The stats that are returned consist of: `min`, `max`, `sum`, `count` and `avg`.
Assuming the data consists of documents representing exams grades (between 0 and 100) of students
[source,js]
--------------------------------------------------
{
"aggs" : {
"grades_stats" : { "stats" : { "field" : "grade" } }
}
}
--------------------------------------------------
The above aggregation computes the grades statistics over all documents. The aggregation type is `stats` and the `field` setting defines the numeric field of the documents the stats will be computed on. The above will return the following:
[source,js]
--------------------------------------------------
{
...
"aggregations": {
"grades_stats": {
"count": 6,
"min": 60,
"max": 98,
"avg": 78.5,
"sum": 471
}
}
}
--------------------------------------------------
The name of the aggregation (`grades_stats` above) also serves as the key by which the aggregation result can be retrieved from the returned response.
==== Script
Computing the grades stats based on a script:
[source,js]
--------------------------------------------------
{
...,
"aggs" : {
"grades_stats" : { "stats" : { "script" : "doc['grade'].value" } }
}
}
--------------------------------------------------
TIP: The `script` parameter expects an inline script. Use `script_id` for indexed scripts and `script_file` for scripts in the `config/scripts/` directory.
===== Value Script
It turned out that the exam was way above the level of the students and a grade correction needs to be applied. We can use a value script to get the new stats:
[source,js]
--------------------------------------------------
{
"aggs" : {
...
"aggs" : {
"grades_stats" : {
"stats" : {
"field" : "grade",
"script" : "_value * correction",
"params" : {
"correction" : 1.2
}
}
}
}
}
}
--------------------------------------------------
==== Missing value
The `missing` parameter defines how documents that are missing a value should be treated.

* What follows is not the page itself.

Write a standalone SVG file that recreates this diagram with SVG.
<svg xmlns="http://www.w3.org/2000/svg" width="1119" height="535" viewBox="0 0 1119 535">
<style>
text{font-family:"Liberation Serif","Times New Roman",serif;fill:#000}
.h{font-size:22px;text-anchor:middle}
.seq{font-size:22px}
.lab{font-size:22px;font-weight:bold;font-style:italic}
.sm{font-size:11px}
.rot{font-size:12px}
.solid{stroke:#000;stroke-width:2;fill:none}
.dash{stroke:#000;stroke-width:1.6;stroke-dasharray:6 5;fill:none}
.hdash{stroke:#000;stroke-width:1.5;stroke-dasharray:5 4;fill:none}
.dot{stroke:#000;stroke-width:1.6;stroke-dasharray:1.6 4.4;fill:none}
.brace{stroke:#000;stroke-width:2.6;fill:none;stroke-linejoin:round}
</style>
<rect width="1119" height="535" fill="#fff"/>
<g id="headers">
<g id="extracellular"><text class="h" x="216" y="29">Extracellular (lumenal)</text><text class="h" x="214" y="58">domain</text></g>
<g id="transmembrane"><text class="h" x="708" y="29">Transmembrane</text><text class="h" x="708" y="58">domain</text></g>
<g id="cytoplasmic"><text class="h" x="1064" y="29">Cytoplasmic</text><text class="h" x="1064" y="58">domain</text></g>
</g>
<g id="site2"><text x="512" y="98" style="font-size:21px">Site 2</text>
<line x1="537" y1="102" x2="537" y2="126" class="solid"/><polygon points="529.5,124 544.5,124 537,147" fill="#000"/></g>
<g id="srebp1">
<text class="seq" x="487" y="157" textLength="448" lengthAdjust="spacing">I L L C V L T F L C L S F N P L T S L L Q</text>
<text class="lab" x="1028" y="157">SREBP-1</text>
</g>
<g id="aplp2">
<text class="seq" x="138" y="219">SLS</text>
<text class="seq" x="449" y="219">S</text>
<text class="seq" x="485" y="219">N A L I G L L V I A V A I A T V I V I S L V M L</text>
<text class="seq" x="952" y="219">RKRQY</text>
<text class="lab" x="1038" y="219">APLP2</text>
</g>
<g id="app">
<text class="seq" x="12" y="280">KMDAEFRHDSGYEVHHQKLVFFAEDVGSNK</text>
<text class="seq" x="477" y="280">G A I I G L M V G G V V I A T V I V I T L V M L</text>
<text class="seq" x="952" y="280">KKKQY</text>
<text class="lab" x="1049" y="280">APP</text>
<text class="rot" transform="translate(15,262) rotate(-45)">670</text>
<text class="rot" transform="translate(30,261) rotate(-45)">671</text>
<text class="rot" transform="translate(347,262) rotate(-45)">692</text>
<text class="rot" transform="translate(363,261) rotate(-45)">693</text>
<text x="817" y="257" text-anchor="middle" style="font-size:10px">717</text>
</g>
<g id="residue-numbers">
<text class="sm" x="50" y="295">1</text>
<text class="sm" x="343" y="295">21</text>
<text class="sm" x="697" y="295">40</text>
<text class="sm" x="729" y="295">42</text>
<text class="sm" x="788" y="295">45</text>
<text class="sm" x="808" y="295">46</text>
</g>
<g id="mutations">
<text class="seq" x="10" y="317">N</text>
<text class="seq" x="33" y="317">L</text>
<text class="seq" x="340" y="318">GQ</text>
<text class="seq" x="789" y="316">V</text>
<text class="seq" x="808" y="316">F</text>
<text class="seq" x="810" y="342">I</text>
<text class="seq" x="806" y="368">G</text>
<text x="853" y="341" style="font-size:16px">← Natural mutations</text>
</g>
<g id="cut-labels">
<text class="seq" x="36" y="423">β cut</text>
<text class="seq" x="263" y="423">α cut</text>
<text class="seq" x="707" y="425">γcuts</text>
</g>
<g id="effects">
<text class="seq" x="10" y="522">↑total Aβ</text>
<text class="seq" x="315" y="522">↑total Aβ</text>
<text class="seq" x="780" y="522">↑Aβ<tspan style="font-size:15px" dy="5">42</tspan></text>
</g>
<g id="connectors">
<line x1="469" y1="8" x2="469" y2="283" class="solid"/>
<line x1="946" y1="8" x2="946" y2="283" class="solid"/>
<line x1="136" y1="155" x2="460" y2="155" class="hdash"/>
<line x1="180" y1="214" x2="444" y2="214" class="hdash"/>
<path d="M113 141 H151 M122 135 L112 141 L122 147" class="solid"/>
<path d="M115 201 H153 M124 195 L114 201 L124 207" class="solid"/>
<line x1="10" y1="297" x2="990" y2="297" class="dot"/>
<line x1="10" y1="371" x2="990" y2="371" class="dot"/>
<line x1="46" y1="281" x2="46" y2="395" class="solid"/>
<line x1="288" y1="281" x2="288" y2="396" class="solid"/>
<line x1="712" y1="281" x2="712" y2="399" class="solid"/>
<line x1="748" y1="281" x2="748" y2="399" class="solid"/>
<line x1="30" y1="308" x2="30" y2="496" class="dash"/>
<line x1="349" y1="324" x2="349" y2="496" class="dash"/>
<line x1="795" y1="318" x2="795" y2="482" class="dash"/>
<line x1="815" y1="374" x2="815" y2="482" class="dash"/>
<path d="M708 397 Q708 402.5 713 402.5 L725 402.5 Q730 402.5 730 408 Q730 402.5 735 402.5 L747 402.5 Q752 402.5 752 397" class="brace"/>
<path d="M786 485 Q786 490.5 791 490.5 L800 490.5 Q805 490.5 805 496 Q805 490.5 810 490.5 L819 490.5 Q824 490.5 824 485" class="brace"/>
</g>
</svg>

By default they will be ignored but it is also possible to treat them as if they
had a value.
[source,js]
--------------------------------------------------
{
"aggs" : {
"grades_stats" : {
"stats" : {
"field" : "grade",
"missing": 0 <1>
}
}
}
}
--------------------------------------------------
<1> Documents without a value in the `grade` field will fall into the same bucket as documents that have the value `0`.